Dear Future President,
It seems that students that plan on going to college always have one thing on their mind. Unfortunately, it’s not always what they plan on majoring in, who their roommates are going to be, or if they should become a part of Greek Life. It’s the one thing overriding all of those thoughts; money. Money as in how much is tuition? Should I take a loan? Are my scholarships even helping? Is college worth how much future debt I’m going to be in? Even though not everyone struggles with paying for college, most people do in some sort of way. There are some options students can take, but ones such as loan agencies aren’t always the best go-to for future struggles when you can’t pay them back.It’s even more displeasing when a student pays all the money for tuition then drops out before their last year.
High tuition rates can change how a student chooses what school to go to, if they even choose to do so. Most people say it’s a big “investment”, but the cost of college is so high that some people change their minds and choose not to go. How good of an “investment” is college if people get scared off by it? In fact, it’s so big that students have to take out multiple loans and search for financial aid if they want a full, 4- year experience for what they want to study. Some students will drop out because it’s so expensive, or have to put off classes until they can afford them.

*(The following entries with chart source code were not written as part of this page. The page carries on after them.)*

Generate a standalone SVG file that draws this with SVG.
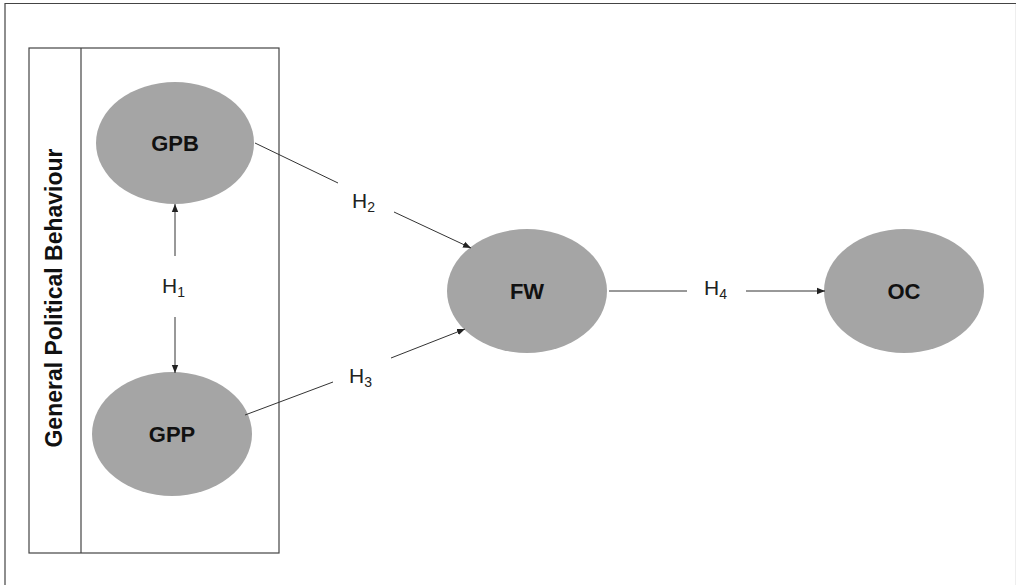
<svg xmlns="http://www.w3.org/2000/svg" width="1017" height="585" viewBox="0 0 1017 585">
<style>
.frame{fill:none;stroke:#444;stroke-width:1.2}
.node{fill:#a5a5a5;stroke:none}
.nl{font-family:"Liberation Sans",Arial,sans-serif;font-weight:bold;font-size:22px;fill:#111;text-anchor:middle}
.hl{font-family:"Liberation Sans",Arial,sans-serif;font-size:21px;fill:#222}
.sub{font-size:14px}
.edge{stroke:#333;stroke-width:1;fill:none}
</style>
<defs>
<marker id="arr" viewBox="0 0 10 10" refX="10" refY="5" markerWidth="8" markerHeight="8" markerUnits="userSpaceOnUse" orient="auto">
<path d="M0,1 L10,5 L0,9 z" fill="#222"/>
</marker>
</defs>
<rect width="1017" height="585" fill="#fff"/>
<g id="outer-frame">
<path class="frame" d="M5,585 L5,3.5 L1016,3.5" stroke="#333"/>
<path d="M1015.5,4 L1015.5,585" stroke="#eee" stroke-width="1"/>
</g>
<g id="group-box">
<rect class="frame" x="29" y="48" width="250" height="505"/>
<line class="frame" x1="81" y1="48" x2="81" y2="553"/>
<text class="nl" style="font-size:23px" transform="translate(62,298) rotate(-90)" x="0" y="0">General Political Behaviour</text>
</g>
<g id="node-GPB">
<ellipse class="node" cx="175" cy="143" rx="79" ry="61"/>
<text class="nl" x="175" y="151">GPB</text>
</g>
<g id="node-GPP">
<ellipse class="node" cx="172" cy="434" rx="80" ry="62"/>
<text class="nl" x="172" y="442">GPP</text>
</g>
<g id="node-FW">
<ellipse class="node" cx="527" cy="291" rx="80" ry="62"/>
<text class="nl" x="527" y="299">FW</text>
</g>
<g id="node-OC">
<ellipse class="node" cx="904" cy="291" rx="80" ry="62"/>
<text class="nl" x="904" y="299">OC</text>
</g>
<g id="connectors">
<line class="edge" x1="175" y1="256" x2="175" y2="204" marker-end="url(#arr)"/>
<line class="edge" x1="175" y1="317" x2="175" y2="373" marker-end="url(#arr)"/>
<line class="edge" x1="255" y1="143" x2="338" y2="183"/>
<line class="edge" x1="394" y1="212" x2="471" y2="248" marker-end="url(#arr)"/>
<line class="edge" x1="245" y1="415" x2="333" y2="382"/>
<line class="edge" x1="391" y1="358" x2="465" y2="329" marker-end="url(#arr)"/>
<line class="edge" x1="609" y1="291" x2="687" y2="291"/>
<line class="edge" x1="746" y1="291" x2="825" y2="291" marker-end="url(#arr)"/>
<text class="hl" x="162" y="293">H<tspan class="sub" dy="4">1</tspan></text>
<text class="hl" x="352" y="208">H<tspan class="sub" dy="4">2</tspan></text>
<text class="hl" x="349" y="383">H<tspan class="sub" dy="4">3</tspan></text>
<text class="hl" x="704" y="295">H<tspan class="sub" dy="4">4</tspan></text>
</g>
</svg>
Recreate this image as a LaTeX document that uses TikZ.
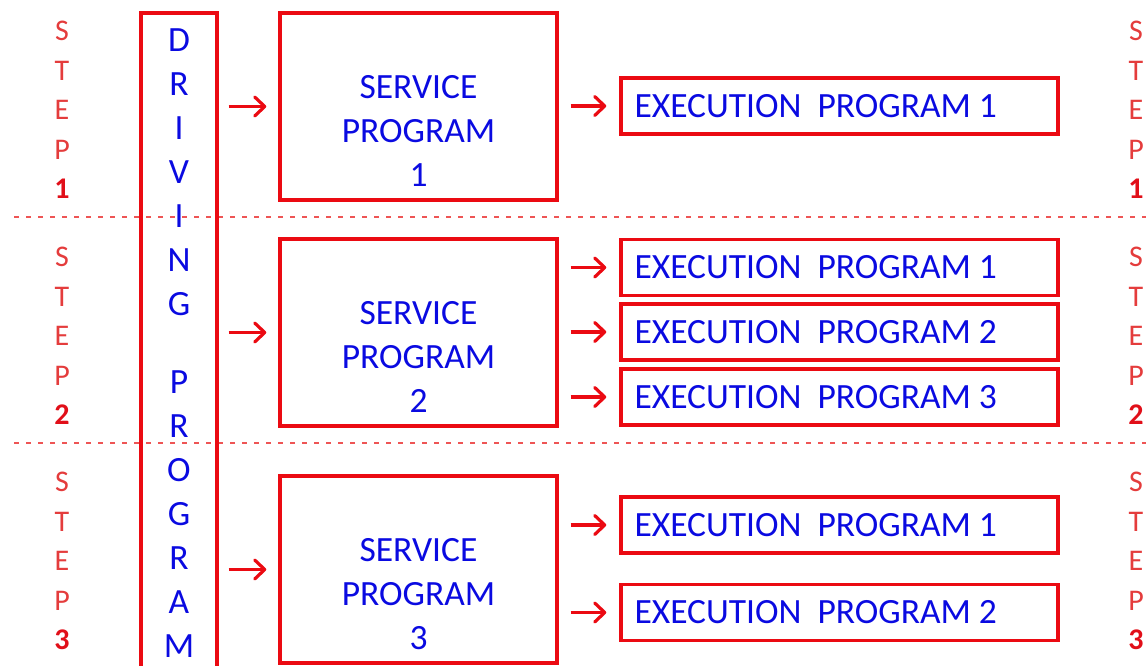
\documentclass[tikz,border=0pt]{standalone}
\usepackage{fontspec}
\setmainfont{Carlito}
\usetikzlibrary{arrows.meta}
\definecolor{boxred}{RGB}{235,10,18}
\definecolor{txtblue}{RGB}{10,10,225}
\definecolor{steplt}{RGB}{228,60,60}
\definecolor{stepnum}{RGB}{225,15,25}
\definecolor{dashred}{RGB}{238,85,85}
\begin{document}
\begin{tikzpicture}[x=1pt,y=-1pt,
  svc/.style={draw=boxred,line width=3.4pt,inner sep=0pt,minimum width=277pt,minimum height=187pt},
  exe/.style={draw=boxred,line width=3.4pt,inner sep=0pt,minimum width=437pt,minimum height=56pt},
  drvbox/.style={draw=boxred,line width=3.2pt,inner sep=0pt,minimum width=76pt,minimum height=687pt},
  bluetxt/.style={text=txtblue,inner sep=0pt,align=center,font=\fontsize{35.5}{44}\selectfont},
  steptxt/.style={text=steplt,inner sep=0pt,align=center,font=\fontsize{30}{39.5}\selectfont},
  arr/.style={draw=boxred,line width=3.2pt,-{Straight Barb[length=10pt,width=19pt,line cap=round,line join=round]}},
  sep/.style={draw=dashred,line width=1.1pt,dash pattern=on 5pt off 7pt}]
\useasboundingbox (0,0) rectangle (1146,665);
% separators
\coordinate (dl1) at (14,217); \coordinate (dr1) at (1146,217);
\coordinate (dl2) at (14,443); \coordinate (dr2) at (1146,443);
\draw[sep] (dl1) -- (dr1);
\draw[sep] (dl2) -- (dr2);
% step labels
\node[steptxt] (l1) at (62,110) {S\\T\\E\\P\\\textcolor{stepnum}{\textbf{1}}};
\node[steptxt] (l2) at (62,336) {S\\T\\E\\P\\\textcolor{stepnum}{\textbf{2}}};
\node[steptxt] (l3) at (62,561) {S\\T\\E\\P\\\textcolor{stepnum}{\textbf{3}}};
\node[steptxt] (r1) at (1136,110) {S\\T\\E\\P\\\textcolor{stepnum}{\textbf{1}}};
\node[steptxt] (r2) at (1136,336) {S\\T\\E\\P\\\textcolor{stepnum}{\textbf{2}}};
\node[steptxt] (r3) at (1136,561) {S\\T\\E\\P\\\textcolor{stepnum}{\textbf{3}}};
% driving program
\node[drvbox] (drv) at (179,356.5) {};
\node[bluetxt] (drvt) at (179,343.5) {D\\R\\I\\V\\I\\N\\G\\[34pt]P\\R\\O\\G\\R\\A\\M};
% service programs
\node[svc] (s1) at (418.5,106.5) {};
\node[svc] (s2) at (418.5,332.5) {};
\node[svc] (s3) at (418.5,569.5) {};
\node[bluetxt] (s1t) at (418.5,131) {SERVICE\\PROGRAM\\1};
\node[bluetxt] (s2t) at (418.5,357) {SERVICE\\PROGRAM\\2};
\node[bluetxt] (s3t) at (418.5,594) {SERVICE\\PROGRAM\\3};
% execution programs
\node[exe] (e11) at (839.5,106) {};
\node[exe] (e21) at (839.5,267.5) {};
\node[exe] (e22) at (839.5,332) {};
\node[exe] (e23) at (839.5,397) {};
\node[exe] (e31) at (839.5,525) {};
\node[exe] (e32) at (839.5,612.5) {};
\node[bluetxt,anchor=west] (e11t) at ([xshift=15pt]e11.west) {EXECUTION~~PROGRAM 1};
\node[bluetxt,anchor=west] (e21t) at ([xshift=15pt]e21.west) {EXECUTION~~PROGRAM 1};
\node[bluetxt,anchor=west] (e22t) at ([xshift=15pt]e22.west) {EXECUTION~~PROGRAM 2};
\node[bluetxt,anchor=west] (e23t) at ([xshift=15pt]e23.west) {EXECUTION~~PROGRAM 3};
\node[bluetxt,anchor=west] (e31t) at ([xshift=15pt]e31.west) {EXECUTION~~PROGRAM 1};
\node[bluetxt,anchor=west] (e32t) at ([xshift=15pt]e32.west) {EXECUTION~~PROGRAM 2};
% arrows driving -> service
\foreach \s in {s1,s2,s3}
  \draw[arr,shorten <=10pt,shorten >=12pt] (drv.east |- \s.west) -- (\s.west);
% arrows service -> execution
\draw[arr,shorten <=12pt,shorten >=13pt] (s1.east |- e11.west) -- (e11.west);
\foreach \e in {e21,e22,e23}
  \draw[arr,shorten <=12pt,shorten >=13pt] (s2.east |- \e.west) -- (\e.west);
\foreach \e in {e31,e32}
  \draw[arr,shorten <=12pt,shorten >=13pt] (s3.east |- \e.west) -- (\e.west);
\end{tikzpicture}
\end{document}
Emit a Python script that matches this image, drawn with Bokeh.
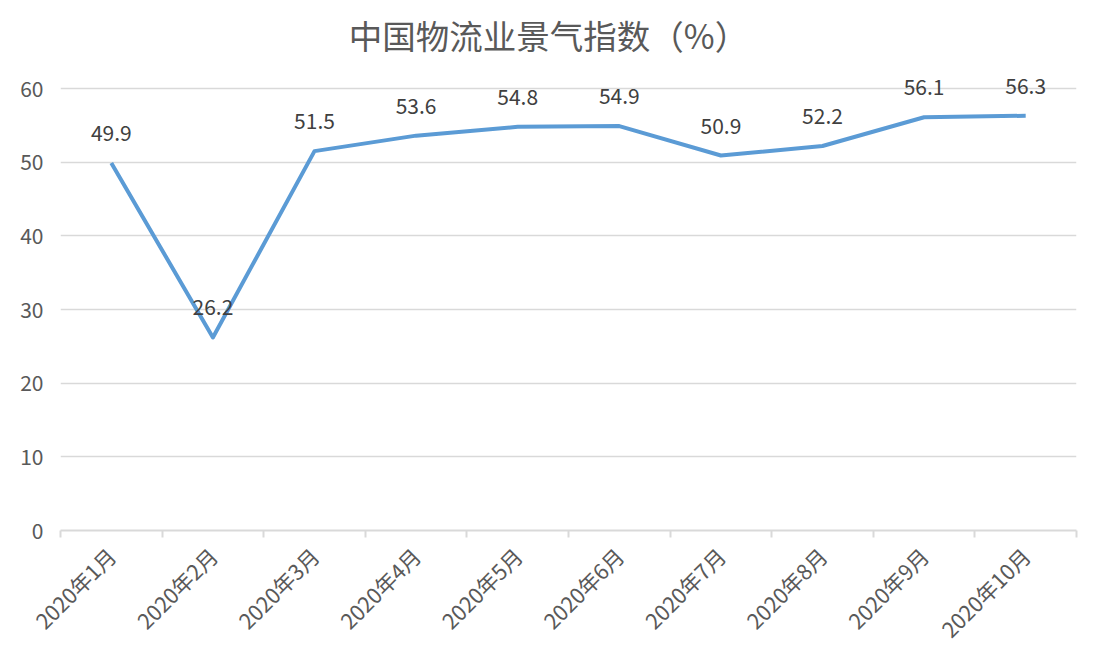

If you are unable to pay for college completely on your own, you’ll probably graduate with debt. This debt is either a balance with the university or most likely from student loans. Depending on how much tuition was, interest rates are, and what you pay each payment, determines how long until you’ve payed it off. It can sometimes take years to do so after you’ve graduated and found a well-paying job. Grad school just puts you deeper into the hole. The truth is these loan agencies practically have you on a leash even after you graduate. They’re the Dr. Evil of college that keeps you from moving on. People think they are fine after they graduate, but those agencies still own you.
Some people are handed free college for certain reasons. We all are familiar with how this works. Tax payers pay the university instead of the student because they come from circumstances that aren’t fair to them. The problem with it is even if you feel good about yourself for encouraging someone to learn, what if they drop out? When a student doesn’t have to pay for part or even all of their tuition, the university still makes the same amount of money from that student attending the college, just from a different source (taxpayers). Of people that receive paid college, only one- third finish schooling, and the numbers aren’t too different from upper-class paying students. So could you maybe be wasting you money on these students? If not enough people are graduating, it seems we should be concerned about tuition fees, because a high tuition doesn’t help tax payers when a student just pretty much wastes their money.
It would be great for you to consider new ways of students achieving their career without having so much money go pay. Maybe students won’t have to take as many required courses, or maybe universities can only charge so much per field a student goes into. At this rate, college rates for my children will be unbelievable if nothing is changed. Who’s to say people will still attend college as much as they do now in the future?